At the same time, the CLARITY delay does not necessarily equate to a negative outcome for XRP; it mainly shifts the timeline. For medium‑ to long‑term participants, the key question is whether regulatory clarity eventually arrives in a form that definitively classifies XRP in a way that encourages institutional participation. If that happens, even later in the year, the structural impact could outweigh the short‑term volatility around $1.10.

For traders, the practical takeaway is that XRP is currently trading inside a tightly defined technical box: support around $1.10-$1.06, resistance near $1.14-$1.18, and a broader pivot at $1.00. Until the price either breaks above $1.18-$1.20 or loses $1.06 decisively, the market is likely to remain range‑bound, driven by short‑term flows and headlines rather than a strong directional trend.

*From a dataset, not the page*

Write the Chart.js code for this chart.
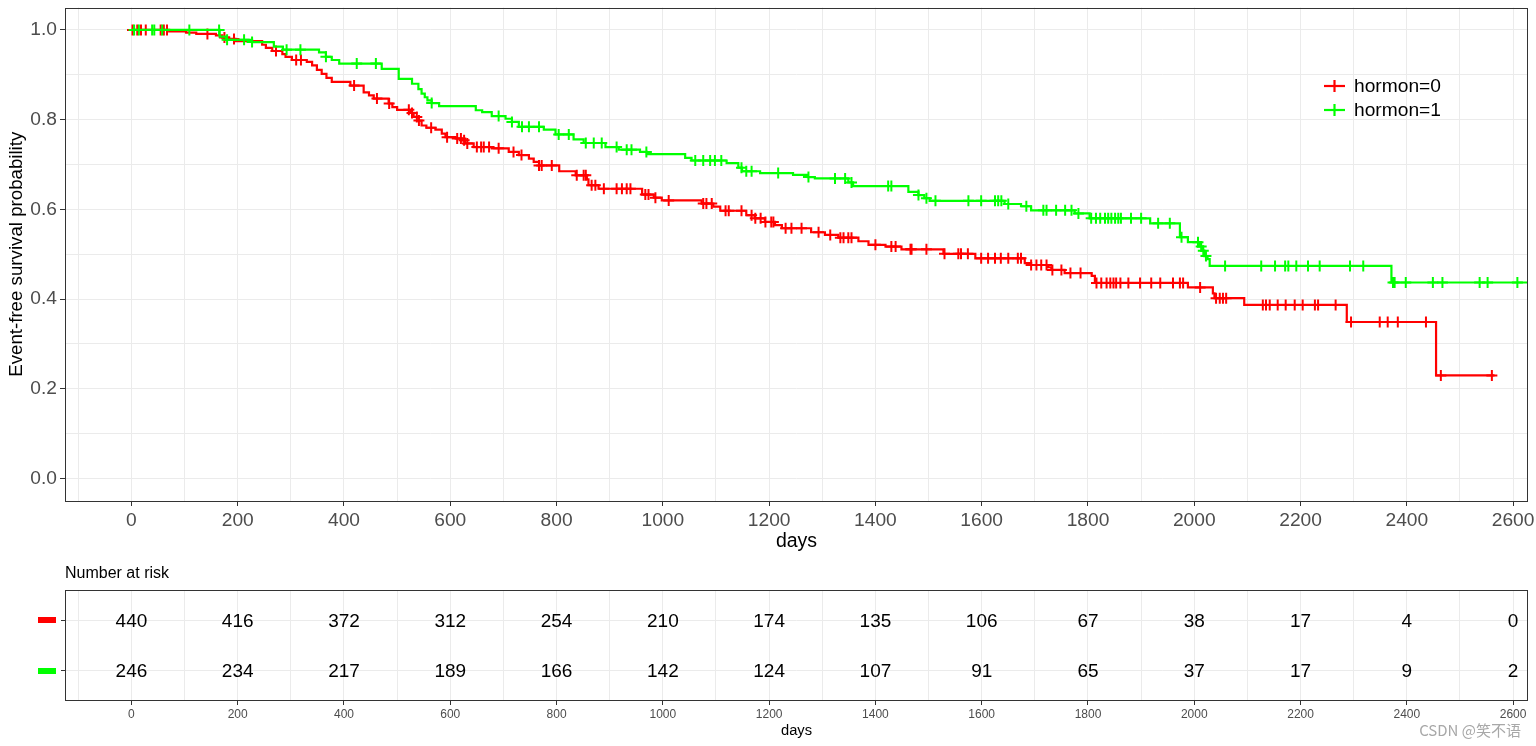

Investors with a longer horizon will be watching three main factors: the evolution of ETF inflows, whether spot CVD continues to strengthen against derivatives selling, and any concrete movement on the CLARITY Act as August approaches. If ETF demand remains steady and regulatory news turns favorable, the current consolidation above $1.10 could eventually be remembered as a base‑building phase rather than the start of a deeper correction.

Until then, XRP’s ability to hold $1.10 is less about a single news event and more about a subtle tug‑of‑war between cautious leverage, growing spot interest, and a regulatory clock that is still ticking toward its next critical deadline.